AWS API Gateway: When You’re Already on AWS
# serverless.yml
service: api-gateway
provider:
name: aws
runtime: nodejs14.x
apiGateway:
restApiId: ${self:custom.apiId}
restApiRootResourceId: ${self:custom.rootResourceId}
functions:
users:
handler: handlers/users.handler
events:
- http:
path: /api/users/{proxy+}
method: ANY
authorizer: aws_iam
throttling:
burstLimit: 200
rateLimit: 100
Managed throttling, IAM auth, and Lambda integration — less ops, more vendor coupling. Tradeoffs, as always.

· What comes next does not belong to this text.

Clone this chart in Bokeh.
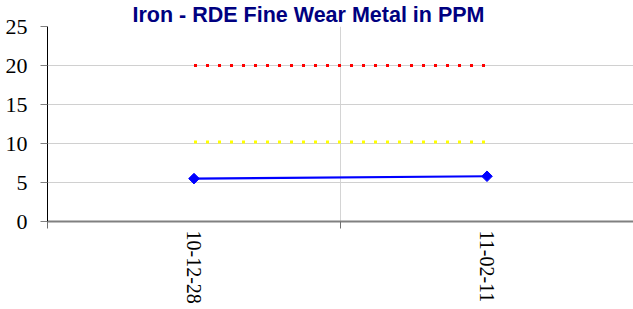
import math
from bokeh.plotting import figure
from bokeh.models import FixedTicker, Title
from bokeh.embed import file_html
from bokeh.resources import INLINE

title_text = "Iron - RDE Fine Wear Metal in PPM"
dates = ["10-12-28", "11-02-11"]
iron = [5.5, 5.8]
upper_limit = [20.0, 20.0]
lower_limit = [10.2, 10.2]
y_ticks = [0, 5, 10, 15, 20, 25]

xs = [i + 0.5 for i in range(len(dates))]

p = figure(width=633, height=309, output_backend="svg", toolbar_location=None,
           x_range=(0, len(dates)), y_range=(0, 25),
           min_border_left=47, min_border_right=0, min_border_top=25, min_border_bottom=88)
p.title = Title(text=title_text, text_color="#000080",
                text_font="Liberation Sans", text_font_size="21.5px", text_font_style="bold",
                text_line_height=0.8, align="left", offset=85, standoff=0)
p.outline_line_color = None
p.background_fill_color = "white"

p.line(xs, upper_limit, line_color="red", line_width=3, line_dash="3 9")
p.line(xs, lower_limit, line_color="yellow", line_width=3, line_dash="3 9")
p.line(xs, iron, line_color="blue", line_width=2.2)
p.scatter(xs, iron, marker="square", angle=math.pi / 4, size=7.5, color="blue")

# x axis
p.xaxis.ticker = FixedTicker(ticks=xs, minor_ticks=list(range(len(dates) + 1)))
p.xaxis.major_label_overrides = {x: d for x, d in zip(xs, dates)}
p.xaxis.major_label_orientation = -math.pi / 2
p.xaxis.major_tick_out = 0
p.xaxis.major_tick_in = 0
p.xaxis.minor_tick_out = 7
p.xaxis.minor_tick_in = 0
p.xaxis.minor_tick_line_color = "#707070"
p.xaxis.axis_line_color = "#808080"
p.xaxis.axis_line_width = 2
p.xaxis.major_label_text_font = "Liberation Sans Narrow"
p.xaxis.major_label_text_font_size = "20px"
p.xaxis.major_label_text_color = "black"
p.xaxis.major_label_standoff = 2

# y axis
p.yaxis.ticker = FixedTicker(ticks=y_ticks, minor_ticks=[])
p.yaxis.axis_line_color = "black"
p.yaxis.major_tick_out = 7
p.yaxis.major_tick_in = 0
p.yaxis.major_tick_line_color = "#808080"
p.yaxis.major_label_text_font = "Liberation Sans Narrow"
p.yaxis.major_label_text_font_size = "22px"
p.yaxis.major_label_text_color = "black"
p.yaxis.major_label_standoff = 13

p.xgrid.ticker = FixedTicker(ticks=list(range(1, len(dates))))
p.xgrid.grid_line_color = "#d4d4d4"
p.xgrid.grid_line_width = 1
p.ygrid.grid_line_color = "#d0d0d0"
p.ygrid.grid_line_width = 1

open("out.html", "w").write(file_html(p, INLINE))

What We Learned Running Gateways in Production
Rate limiting at the edge saved us more than once — set it before you need it, not after a partner’s load test. Cache read-heavy endpoints aggressively but invalidate carefully; stale user data causes support tickets, stale product catalogs cause shrug emojis. Auth belongs at the gateway for external clients; internal service-to-service calls need their own trust model (mTLS, service tokens). Log every request with a correlation ID — you will need it. Circuit breakers on unhealthy backends prevent cascade failures. And version your APIs (/v1/, /v2/) so you can migrate clients without a big-bang deploy.
The Bottom Line
An API gateway isn’t ceremony — it’s the choke point where you enforce the rules everyone agreed on in architecture reviews but nobody implemented in their service. One URL for clients. One place for auth. One place to say “slow down” before your database catches fire.

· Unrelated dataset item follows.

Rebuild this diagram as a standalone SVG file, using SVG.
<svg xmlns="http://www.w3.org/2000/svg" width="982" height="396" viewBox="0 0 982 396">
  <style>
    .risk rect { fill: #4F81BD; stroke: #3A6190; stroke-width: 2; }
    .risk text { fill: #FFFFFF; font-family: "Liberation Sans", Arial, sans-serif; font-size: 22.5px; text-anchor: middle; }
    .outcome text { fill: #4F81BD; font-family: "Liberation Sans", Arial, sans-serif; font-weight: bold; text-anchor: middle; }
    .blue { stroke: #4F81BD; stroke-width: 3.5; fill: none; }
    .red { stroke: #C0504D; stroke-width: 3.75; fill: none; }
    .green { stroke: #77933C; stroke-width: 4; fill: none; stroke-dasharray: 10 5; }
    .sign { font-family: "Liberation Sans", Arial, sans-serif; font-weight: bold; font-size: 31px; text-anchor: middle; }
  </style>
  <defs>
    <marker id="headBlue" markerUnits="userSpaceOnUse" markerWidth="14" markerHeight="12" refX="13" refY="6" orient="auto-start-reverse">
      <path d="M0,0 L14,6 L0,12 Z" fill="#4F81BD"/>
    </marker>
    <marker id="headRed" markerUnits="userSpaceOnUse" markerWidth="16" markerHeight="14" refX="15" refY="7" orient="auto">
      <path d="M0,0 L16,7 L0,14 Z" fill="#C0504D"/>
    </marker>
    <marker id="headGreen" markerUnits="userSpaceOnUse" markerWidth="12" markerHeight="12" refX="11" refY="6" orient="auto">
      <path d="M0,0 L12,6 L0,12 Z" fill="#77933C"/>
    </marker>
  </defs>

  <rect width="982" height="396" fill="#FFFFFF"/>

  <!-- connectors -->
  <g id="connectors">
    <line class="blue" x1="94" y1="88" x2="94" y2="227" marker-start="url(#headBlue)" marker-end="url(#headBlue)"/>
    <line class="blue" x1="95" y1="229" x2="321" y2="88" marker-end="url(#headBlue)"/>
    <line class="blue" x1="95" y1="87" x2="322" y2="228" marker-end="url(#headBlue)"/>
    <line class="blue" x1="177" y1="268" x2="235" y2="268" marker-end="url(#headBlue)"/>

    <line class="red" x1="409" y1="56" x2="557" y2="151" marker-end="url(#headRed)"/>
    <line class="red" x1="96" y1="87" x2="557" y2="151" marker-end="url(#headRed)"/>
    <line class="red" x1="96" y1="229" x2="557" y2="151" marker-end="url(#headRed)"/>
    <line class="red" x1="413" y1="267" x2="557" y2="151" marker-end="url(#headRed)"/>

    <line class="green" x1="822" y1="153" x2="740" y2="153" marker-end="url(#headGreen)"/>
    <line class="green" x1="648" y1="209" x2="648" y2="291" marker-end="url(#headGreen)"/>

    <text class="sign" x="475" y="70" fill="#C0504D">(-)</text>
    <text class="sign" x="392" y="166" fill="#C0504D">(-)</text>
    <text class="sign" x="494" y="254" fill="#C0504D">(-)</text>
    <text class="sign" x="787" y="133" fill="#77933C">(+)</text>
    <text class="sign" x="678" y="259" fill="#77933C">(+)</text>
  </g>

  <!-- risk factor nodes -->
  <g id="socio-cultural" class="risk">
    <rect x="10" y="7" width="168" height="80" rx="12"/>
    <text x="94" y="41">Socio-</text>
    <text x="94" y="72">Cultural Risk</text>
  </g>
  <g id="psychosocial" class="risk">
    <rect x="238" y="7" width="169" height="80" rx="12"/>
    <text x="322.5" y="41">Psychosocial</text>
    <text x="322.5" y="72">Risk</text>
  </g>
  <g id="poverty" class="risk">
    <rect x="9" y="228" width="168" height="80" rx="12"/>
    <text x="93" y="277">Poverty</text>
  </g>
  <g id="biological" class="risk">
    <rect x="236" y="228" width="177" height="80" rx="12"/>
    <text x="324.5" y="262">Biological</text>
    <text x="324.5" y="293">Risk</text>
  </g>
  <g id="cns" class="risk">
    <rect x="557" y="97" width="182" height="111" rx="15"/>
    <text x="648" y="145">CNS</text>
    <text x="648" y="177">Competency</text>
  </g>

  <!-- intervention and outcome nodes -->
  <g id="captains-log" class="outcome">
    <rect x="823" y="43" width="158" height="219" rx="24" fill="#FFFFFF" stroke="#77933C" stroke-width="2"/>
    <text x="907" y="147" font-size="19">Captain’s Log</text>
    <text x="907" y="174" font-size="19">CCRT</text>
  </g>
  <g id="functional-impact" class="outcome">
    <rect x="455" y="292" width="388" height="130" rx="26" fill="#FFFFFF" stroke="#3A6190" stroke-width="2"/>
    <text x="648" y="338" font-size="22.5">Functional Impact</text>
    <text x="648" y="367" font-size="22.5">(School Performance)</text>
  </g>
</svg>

Build it early enough to matter, keep it thin enough to maintain, and resist the urge to put business logic in it. The gateway is a bouncer, not a chef.
Written October 2018, covering production gateway patterns with Express, Kong, and AWS API Gateway. Gateway technology has exploded since (Envoy, Istio, APISIX) — the patterns remain; evaluate managed vs self-hosted for your scale.